The Engineering and Prototyping Technology Center comprises two laboratories in the new Crump Institute space in the CNSI Building: the Mechanical Prototyping Laboratory and the Micro/Nano Fabrication Laboratory. It brings together expertise and state-of-the-art facilities for mechanical design and engineering, precision machining, instrument prototyping and microfluidic device fabrication. In the future, we hope to also establish expertise and facilities for electrical engineering, electronics, control system development and user-interface development. These final stages of prototyping are critical when a system is to be used in a different laboratory.

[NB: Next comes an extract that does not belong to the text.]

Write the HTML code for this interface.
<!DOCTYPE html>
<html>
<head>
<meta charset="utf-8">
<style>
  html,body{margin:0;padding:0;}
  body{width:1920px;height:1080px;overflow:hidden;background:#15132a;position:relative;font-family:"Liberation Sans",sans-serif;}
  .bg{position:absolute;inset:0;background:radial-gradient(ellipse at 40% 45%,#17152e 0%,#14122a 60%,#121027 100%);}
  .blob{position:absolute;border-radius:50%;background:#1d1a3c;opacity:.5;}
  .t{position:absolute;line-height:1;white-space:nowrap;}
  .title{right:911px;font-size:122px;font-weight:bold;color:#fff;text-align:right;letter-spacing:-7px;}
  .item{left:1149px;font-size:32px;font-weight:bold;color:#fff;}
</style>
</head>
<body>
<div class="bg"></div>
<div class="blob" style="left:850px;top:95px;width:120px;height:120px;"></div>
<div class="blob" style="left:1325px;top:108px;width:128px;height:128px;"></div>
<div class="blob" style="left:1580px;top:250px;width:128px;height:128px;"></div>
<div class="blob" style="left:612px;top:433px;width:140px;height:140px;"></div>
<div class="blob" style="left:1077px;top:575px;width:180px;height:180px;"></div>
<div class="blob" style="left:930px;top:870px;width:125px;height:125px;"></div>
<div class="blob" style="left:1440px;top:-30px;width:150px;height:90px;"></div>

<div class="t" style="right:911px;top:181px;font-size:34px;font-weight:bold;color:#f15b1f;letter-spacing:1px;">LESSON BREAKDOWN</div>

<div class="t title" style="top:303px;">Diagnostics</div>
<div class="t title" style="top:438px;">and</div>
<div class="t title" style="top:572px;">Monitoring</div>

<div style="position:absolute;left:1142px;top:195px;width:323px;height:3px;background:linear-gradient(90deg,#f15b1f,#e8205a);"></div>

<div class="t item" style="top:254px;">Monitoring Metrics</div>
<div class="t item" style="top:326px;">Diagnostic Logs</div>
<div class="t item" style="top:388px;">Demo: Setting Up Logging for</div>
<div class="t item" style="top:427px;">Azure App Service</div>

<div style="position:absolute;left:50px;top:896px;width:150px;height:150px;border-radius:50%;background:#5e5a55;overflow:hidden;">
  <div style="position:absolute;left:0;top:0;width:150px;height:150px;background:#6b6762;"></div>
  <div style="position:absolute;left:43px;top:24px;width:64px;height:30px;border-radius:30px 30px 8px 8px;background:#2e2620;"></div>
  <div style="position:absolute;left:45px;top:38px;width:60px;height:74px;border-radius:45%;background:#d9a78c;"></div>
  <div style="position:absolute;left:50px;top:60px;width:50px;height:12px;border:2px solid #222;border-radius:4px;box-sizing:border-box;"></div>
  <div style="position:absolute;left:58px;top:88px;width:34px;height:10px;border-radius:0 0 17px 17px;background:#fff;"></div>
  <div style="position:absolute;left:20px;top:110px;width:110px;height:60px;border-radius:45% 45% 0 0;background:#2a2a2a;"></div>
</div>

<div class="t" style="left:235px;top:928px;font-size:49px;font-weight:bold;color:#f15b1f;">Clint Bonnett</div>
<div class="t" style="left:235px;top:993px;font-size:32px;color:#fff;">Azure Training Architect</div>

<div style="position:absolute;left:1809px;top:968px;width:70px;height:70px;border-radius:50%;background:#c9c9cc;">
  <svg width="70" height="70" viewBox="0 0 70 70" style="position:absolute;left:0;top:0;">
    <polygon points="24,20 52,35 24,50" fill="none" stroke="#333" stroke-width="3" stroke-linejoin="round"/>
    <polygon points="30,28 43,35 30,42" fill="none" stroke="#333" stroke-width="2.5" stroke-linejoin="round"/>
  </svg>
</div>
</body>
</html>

The mechanical prototyping laboratory contains CAD/CAM workstations, a fully-equipped machine shop, and an assembly and testing area. State-of-the-art equipment includes a CNC milling machine (Haas OM-2A), CNC lathe (Haas HPCL), manual mill (Bridgeport 12BR2J), drill press, vertical band saw, horizontal band saw, and grinder. Machines and tools are available to members of the Crump lnstitute. In the future, the center hopes to provide support staff with expertise in design, drafting, manual machining, and CNC machining to assist with prototyping projects and to provide training in design and machining.

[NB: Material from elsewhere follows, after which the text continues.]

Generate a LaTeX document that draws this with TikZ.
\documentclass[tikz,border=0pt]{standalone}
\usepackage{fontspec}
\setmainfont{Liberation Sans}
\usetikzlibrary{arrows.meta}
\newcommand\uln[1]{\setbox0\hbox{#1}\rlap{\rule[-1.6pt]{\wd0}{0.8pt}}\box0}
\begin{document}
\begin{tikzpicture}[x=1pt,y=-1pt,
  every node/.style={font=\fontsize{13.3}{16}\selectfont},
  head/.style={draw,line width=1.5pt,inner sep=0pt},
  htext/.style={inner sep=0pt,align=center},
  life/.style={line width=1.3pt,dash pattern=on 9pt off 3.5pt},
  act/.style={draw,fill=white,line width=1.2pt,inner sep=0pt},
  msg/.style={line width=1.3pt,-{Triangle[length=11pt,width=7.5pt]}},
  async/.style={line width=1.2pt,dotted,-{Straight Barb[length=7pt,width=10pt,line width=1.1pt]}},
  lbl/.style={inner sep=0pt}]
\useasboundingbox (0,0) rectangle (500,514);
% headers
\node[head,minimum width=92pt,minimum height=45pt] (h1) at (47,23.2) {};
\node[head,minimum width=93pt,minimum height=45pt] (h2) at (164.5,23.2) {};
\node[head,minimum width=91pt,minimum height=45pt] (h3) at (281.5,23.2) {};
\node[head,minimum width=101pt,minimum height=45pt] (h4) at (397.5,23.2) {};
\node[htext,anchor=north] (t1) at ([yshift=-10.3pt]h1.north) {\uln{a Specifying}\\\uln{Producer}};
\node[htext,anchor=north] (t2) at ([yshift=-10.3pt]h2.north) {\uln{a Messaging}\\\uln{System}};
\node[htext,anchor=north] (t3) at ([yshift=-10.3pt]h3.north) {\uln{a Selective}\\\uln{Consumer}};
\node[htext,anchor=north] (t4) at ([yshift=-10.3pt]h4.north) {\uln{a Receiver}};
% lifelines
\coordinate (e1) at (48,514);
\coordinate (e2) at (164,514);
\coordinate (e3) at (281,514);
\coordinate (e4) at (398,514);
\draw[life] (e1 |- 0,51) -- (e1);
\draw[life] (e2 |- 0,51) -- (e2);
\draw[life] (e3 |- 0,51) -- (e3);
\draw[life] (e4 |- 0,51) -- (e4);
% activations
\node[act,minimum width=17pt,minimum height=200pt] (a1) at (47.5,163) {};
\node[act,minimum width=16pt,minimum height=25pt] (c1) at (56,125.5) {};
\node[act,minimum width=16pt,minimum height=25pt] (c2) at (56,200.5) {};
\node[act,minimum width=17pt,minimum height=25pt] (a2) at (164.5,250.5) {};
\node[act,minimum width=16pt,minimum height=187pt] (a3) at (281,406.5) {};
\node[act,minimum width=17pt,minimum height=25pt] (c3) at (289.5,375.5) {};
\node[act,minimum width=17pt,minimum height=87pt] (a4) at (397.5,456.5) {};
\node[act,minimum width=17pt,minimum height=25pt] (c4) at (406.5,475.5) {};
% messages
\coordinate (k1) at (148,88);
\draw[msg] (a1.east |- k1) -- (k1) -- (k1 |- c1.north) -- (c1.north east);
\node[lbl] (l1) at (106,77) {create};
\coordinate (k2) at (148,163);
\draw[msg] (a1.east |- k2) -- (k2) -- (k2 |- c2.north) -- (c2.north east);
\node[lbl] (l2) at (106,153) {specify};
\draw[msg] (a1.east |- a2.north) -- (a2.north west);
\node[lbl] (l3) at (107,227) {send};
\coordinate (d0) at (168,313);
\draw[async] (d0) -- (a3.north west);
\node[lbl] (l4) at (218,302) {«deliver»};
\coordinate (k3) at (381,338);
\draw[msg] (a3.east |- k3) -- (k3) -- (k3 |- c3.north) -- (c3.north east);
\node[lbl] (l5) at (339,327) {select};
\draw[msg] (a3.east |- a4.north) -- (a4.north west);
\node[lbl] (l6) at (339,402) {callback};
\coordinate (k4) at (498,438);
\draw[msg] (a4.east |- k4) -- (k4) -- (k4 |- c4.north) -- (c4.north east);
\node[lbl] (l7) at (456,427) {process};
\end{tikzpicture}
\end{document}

The Micro/Nano Fabrication laboratory is a class 1000 cleanroom located within the CNSI Integrated Systems Nanofabrication Cleanroom (ISNC). The lab contains equipment for microfluidic device fabrication from poly(dimethylsiloxane) (PDMS), glass, and other materials: fume hoods for solvent and acid/base processing, photoresist and PDMS spin coaters (Laurell Technologies WS-650SZ-6NPP/LITE), PDMS vacuum degasser, programmable ovens (Fisher Isotemp), CCD-assisted hole-punching tool, zoom stereomicroscopes (Nikon SMZ-1000), oxygen plasma bonding system (Harrick PDC-001), corona discharge bonding system (Enercon Industries LM4816-11MS-MSA), and a microfluidic chip test station. A biosafety cabinet provides a sterile environment for preparation of microfluidic cell cultures. Extensive additional state-of-the-art facilities for fabrication and characterization of micro- and nano-devices are available on a shared basis in the ISNC, the Nanoelectronics Research Facility (“Nanolab”), and the Nano and Pico Characterization Laboratory (NPL), including photolithography, reactive ion etching, metal deposition, stylus and optical profilometry, scanning electron microscopy, etc. The cleanroom space and equipment are available to members of the Crump Institute.
Figure 1: Examples of microfluidic projects from the Engineering and Prototyping Technology Center. (a-b) Lid and base for “injection molding” of PDMS microfluidic devices to control outer dimensions and shape; (c-d) Molds for simple pattern of microchannels machined in aluminum and stainless steel; (e) Quick-disconnect liquid trap interface; (f) Standardized chip connector for rapid and easy chip installation; (g) Polycarbonate manifold for interfacing with a PDMS microfluidic patch-clamp; (h) Microfluidic cell-culture chip holder prototype; (i) PDMS microfluidic chip for screening radiolabeling conditions; (j) PFPE chip for multi-step radiosynthesis; (k) Integrated heater test chip.